On the basis of the market capitalization of the 500 large corporations with common stock listed in the New York Stock Exchange (NYSE) or National Association of Securities Dealers Automated Quotations (NASDAQ) S&P 500 index was made. S&P 500 is the abbreviation of Standard and Poor’s 500, often called just S&P. it’s not like other indices being traded in the United States, like NASDAQ composite index, as its constituency is diverse and it differs in weighing methodology. It is usually considered as the best representor of U.S. stock market and the only index most commonly followed. Some companies in the list of S&P 500 includes 3M Company, Abbot Laboratories, AbbVie, Accenture plc and etc.
The inception of S&P 500 was in 1957. The methodology to construct the index or to select any company for the index consist of five steps. First is Universe, states that company must be of U.S. constituency. Second is based on the market cap, and eligible company must be with market cap of $5.3 Billion or greater. Next says that at least 50% of the outstanding shares must be available for trading. Fourth states that company’s earnings reported in the recent quarter must be positive, and most recent four quarters earning when summed should result into positive earnings. Last methodology is that company should consist of the common stock with the price reasonable and they must be highly tradeable, liquidity is adequate and the prices are reasonable.
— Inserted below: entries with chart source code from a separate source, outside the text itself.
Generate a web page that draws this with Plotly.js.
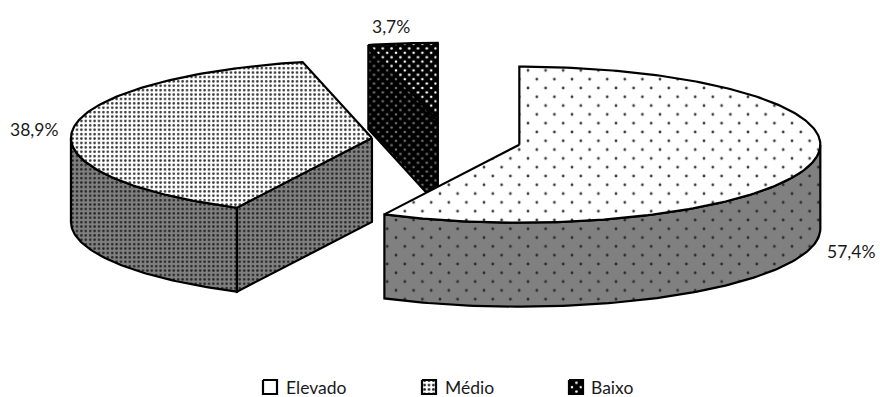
<!DOCTYPE html>
<html>
<head>
<meta charset="utf-8">
<script src="https://cdn.plot.ly/plotly-3.0.1.min.js"></script>
<style>html,body{margin:0;padding:0;background:#fff;overflow:hidden}</style>
</head>
<body>
<div id="chart" style="width:880px;height:397px"></div>
<script>
// Shares of each level, in percent, clockwise from twelve o'clock
const categories = ['Elevado', 'Médio', 'Baixo'];
const shares = [57.4, 38.9, 3.7];

// Projection of the tilted pie onto the page
const pieCentre = {x: 446.4, y: 140.2};
const radiusX = 301, radiusY = 78, wallDepth = 84, explode = 0.249;

const topStyle = [
  {bg: '#ffffff', fg: '#3a3a3a', size: 17.6, solidity: 0.02},
  {bg: '#ffffff', fg: '#333333', size: 4.4, solidity: 0.27},
  {bg: '#000000', fg: '#ffffff', size: 8.8, solidity: 0.07}
];
const wallStyle = [
  {bg: '#808080', fg: '#2a2a2a', size: 17.6, solidity: 0.02},
  {bg: '#808080', fg: '#262626', size: 4.4, solidity: 0.27},
  {bg: '#000000', fg: '#707070', size: 8.8, solidity: 0.07}
];

// Turn the shares into start and end angles
let running = 0;
const spans = shares.map(v => {
  const from = running * 3.6;
  running += v;
  return {from, to: running * 3.6};
});

function centreOf(span) {
  const mid = (span.from + span.to) / 2 * Math.PI / 180;
  return {
    x: pieCentre.x + explode * radiusX * Math.sin(mid),
    y: pieCentre.y - explode * radiusY * Math.cos(mid)
  };
}
function rim(c, deg, drop) {
  const a = deg * Math.PI / 180;
  return [c.x + radiusX * Math.sin(a), c.y - radiusY * Math.cos(a) + (drop || 0)];
}
function arc(c, from, to, drop) {
  const pts = [], n = Math.max(2, Math.ceil(Math.abs(to - from)));
  for (let i = 0; i <= n; i++) pts.push(rim(c, from + (to - from) * i / n, drop));
  return pts;
}
function face(points, style) {
  return {
    type: 'scatter', mode: 'lines', hoverinfo: 'skip', showlegend: false,
    x: points.map(p => p[0]), y: points.map(p => p[1]),
    fill: 'toself', fillcolor: style.bg,
    fillpattern: {shape: '.', bgcolor: style.bg, fgcolor: style.fg, fgopacity: 1,
                  size: style.size, solidity: style.solidity},
    line: {color: '#000000', width: 2.2}
  };
}
// Flat wall standing below one radial edge of a slice
function radialWall(c, deg, style) {
  const o = rim(c, deg);
  return face([[c.x, c.y], o, [o[0], o[1] + wallDepth], [c.x, c.y + wallDepth], [c.x, c.y]], style);
}
// Curved outer wall between two angles
function outerWall(c, from, to, style) {
  const pts = arc(c, from, to).concat(arc(c, to, from, wallDepth));
  pts.push(pts[0]);
  return face(pts, style);
}
function topFace(c, span, style) {
  return face([[c.x, c.y]].concat(arc(c, span.from, span.to), [[c.x, c.y]]), style);
}

const centres = spans.map(centreOf);
const traces = [
  // Small slice at the back first, the large slice last so it overlaps the others
  radialWall(centres[2], spans[2].to, wallStyle[2]),
  radialWall(centres[2], spans[2].from, wallStyle[2]),
  topFace(centres[2], spans[2], topStyle[2]),
  outerWall(centres[1], spans[1].from, 270, wallStyle[1]),
  radialWall(centres[1], spans[1].from, wallStyle[1]),
  topFace(centres[1], spans[1], topStyle[1]),
  outerWall(centres[0], 90, spans[0].to, wallStyle[0]),
  topFace(centres[0], spans[0], topStyle[0])
];

// Legend keys and texts
const labelFont = {family: 'Lato, sans-serif', size: 17.5, color: '#1a1a1a'};
const keyLeft = [263, 422, 569], keyTextLeft = [284, 443, 589], keyTop = 380, keySize = 14;
const keyStyle = [
  {bg: '#ffffff', fg: '#ffffff', size: 8, solidity: 0.01},
  {bg: '#ffffff', fg: '#222222', size: 4.4, solidity: 0.3},
  {bg: '#000000', fg: '#ffffff', size: 8.8, solidity: 0.07}
];
const annotations = [];
categories.forEach((name, i) => {
  const l = keyLeft[i], t = keyTop, s = keySize;
  traces.push(face([[l, t], [l + s, t], [l + s, t + s], [l, t + s], [l, t]], keyStyle[i]));
  annotations.push({x: keyTextLeft[i], y: 387, text: name, xanchor: 'left', yanchor: 'middle',
                    showarrow: false, font: labelFont});
});

// Value labels beside each slice
const labelAt = [[851, 251], [34, 129], [391, 26]];
shares.forEach((v, i) => {
  annotations.push({x: labelAt[i][0], y: labelAt[i][1], text: v.toFixed(1).replace('.', ',') + '%',
                    xanchor: 'center', yanchor: 'middle', showarrow: false, font: labelFont});
});

const hidden = {visible: false, fixedrange: true, autorange: false};
Plotly.newPlot('chart', traces, {
  width: 880, height: 397, margin: {l: 0, r: 0, t: 0, b: 0},
  paper_bgcolor: '#ffffff', plot_bgcolor: '#ffffff', showlegend: false,
  xaxis: Object.assign({range: [0, 880]}, hidden),
  yaxis: Object.assign({range: [397, 0]}, hidden),
  annotations
}, {staticPlot: true, displayModeBar: false}).then(gd => {
  // Stagger the coarser dot screens: one extra dot on the corners of each pattern tile
  gd.querySelectorAll('pattern').forEach(p => {
    const dot = p.querySelector('circle');
    const w = parseFloat(p.getAttribute('width')), h = parseFloat(p.getAttribute('height'));
    if (!dot || w < 5) return;
    [[0, 0], [w, 0], [0, h], [w, h]].forEach(([x, y]) => {
      const extra = dot.cloneNode();
      extra.setAttribute('cx', x);
      extra.setAttribute('cy', y);
      p.appendChild(extra);
    });
  });
});
</script>
</body>
</html>
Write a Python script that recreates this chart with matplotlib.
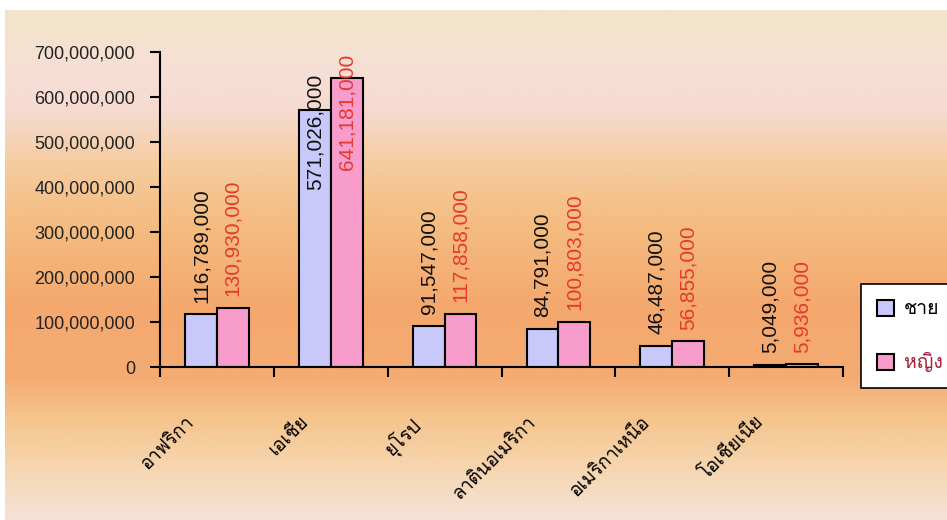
import numpy as np
import matplotlib
matplotlib.use("Agg")
import matplotlib.pyplot as plt
from matplotlib import font_manager
from matplotlib.ft2font import FT2Font
from matplotlib.colors import LinearSegmentedColormap
from matplotlib.transforms import ScaledTranslation
from matplotlib.ticker import FuncFormatter

# ประชากรแยกตามเพศ รายทวีป
regions = ["อาฟริกา", "เอเชีย", "ยุโรป", "ลาตินอเมริกา", "อเมริกาเหนือ", "โอเชียเนีย"]
male = [116789000, 571026000, 91547000, 84791000, 46487000, 5049000]
female = [130930000, 641181000, 117858000, 100803000, 56855000, 5936000]
series_names = ["ชาย", "หญิง"]
yticks = [0, 100000000, 200000000, 300000000, 400000000, 500000000, 600000000, 700000000]


def thai_family():
    # look for any installed font that has Thai glyphs
    for f in font_manager.fontManager.ttflist:
        try:
            cmap = FT2Font(f.fname).get_charmap()
        except Exception:
            continue
        if 0x0E0A in cmap and 0x0E22 in cmap:
            return f.name
    return "DejaVu Sans"


thai = thai_family()
plt.rcParams["font.family"] = ["Liberation Sans", thai, "DejaVu Sans"]

fig = plt.figure(figsize=(9.47, 5.2), dpi=100)
fig.patch.set_facecolor("white")

# background gradient panel
bg = fig.add_axes([5 / 947, 0, 1, 1 - 10 / 520], zorder=-10)
stops = [(0.0, "#f3e4c8"), (0.12, "#f6dfd6"), (0.2, "#f6dad0"), (0.3, "#f5cca0"),
         (0.42, "#f5bc80"), (0.58, "#f4a86e"), (0.72, "#f4ab72"), (0.8, "#f6c48c"),
         (0.9, "#f6d6b0"), (1.0, "#f5e2d8")]
cmap = LinearSegmentedColormap.from_list("bg", stops)
bg.imshow(np.linspace(0, 1, 256).reshape(-1, 1), aspect="auto", cmap=cmap,
          extent=[0, 1, 0, 1])
bg.set_axis_off()

ax = fig.add_axes([160 / 947, 1 - 367 / 520, (843 - 160) / 947, (367 - 52) / 520])
ax.set_facecolor("none")

x = np.arange(len(regions))
w = 0.28
b1 = ax.bar(x - w / 2, male, w, color="#c8c8fa", edgecolor="black", linewidth=1.5,
            label=series_names[0])
b2 = ax.bar(x + w / 2, female, w, color="#f79ccb", edgecolor="black", linewidth=1.5,
            label=series_names[1])

# value labels, pushed down inside the bar when there is no room above
top = 695000000
for bars, vals, col in [(b1, male, "#111111"), (b2, female, "#e5392b")]:
    for rect, v in zip(bars, vals):
        cx = rect.get_x() + rect.get_width() / 2
        txt = f"{v:,}"
        if v + 200000000 > top:
            ax.text(cx, min(v + 80000000, top), txt, rotation=90, ha="center", va="top",
                    fontsize=15, color=col, clip_on=False)
        else:
            ax.annotate(txt, (cx, v), xytext=(0, 8.5), textcoords="offset points",
                        rotation=90, ha="center", va="bottom", fontsize=15, color=col)

ax.set_xlim(-0.5, len(regions) - 0.5)
ax.set_ylim(0, 700000000)
ax.set_yticks(yticks)
ax.yaxis.set_major_formatter(FuncFormatter(lambda v, p: f"{int(v):,}"))
ax.tick_params(axis="y", length=7, width=1.5, labelsize=13, pad=11, colors="black",
               labelcolor="#222222")

ax.set_xticks(np.arange(len(regions) + 1) - 0.5)
ax.set_xticklabels([])
ax.tick_params(axis="x", which="major", length=7, width=1.5)
ax.set_xticks(x, minor=True)
ax.set_xticklabels(regions, minor=True, rotation=45, ha="right", va="top",
                   fontsize=13.5, family=[thai, "DejaVu Sans"])
ax.tick_params(axis="x", which="minor", length=0, pad=33)
shift = ScaledTranslation(-0.19, 0, fig.dpi_scale_trans)
for lab in ax.get_xticklabels(minor=True):
    lab.set_transform(lab.get_transform() + shift)

for s in ["top", "right"]:
    ax.spines[s].set_visible(False)
for s in ["left", "bottom"]:
    ax.spines[s].set_linewidth(1.5)

leg = fig.legend(handles=[b1, b2], loc="upper left",
                 bbox_to_anchor=(861 / 947, 1 - 284 / 520), borderaxespad=0,
                 frameon=True, fancybox=False, edgecolor="black", facecolor="white",
                 framealpha=1, handlelength=0.9, handleheight=0.9, labelspacing=1.75,
                 borderpad=0.8, handletextpad=0.5,
                 prop={"family": [thai, "DejaVu Sans"], "size": 14})
leg.get_frame().set_linewidth(1.2)
leg.get_texts()[1].set_color("#a8203a")

fig.savefig("out.png", dpi=100)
There are cases that companies were removed from the index due to various reasons. This has also happened that the removed companies were added back to the index after some years. One of the reason of the removal and most common one is mergers and acquisitions. Though it is mandatory for an organization to maintain $5.3 billion market cap but it has never happened that the company is removed merely due to a little decrease in the market cap, unless some other major factors doesn’t compel S&P Dow Jones to remove the company.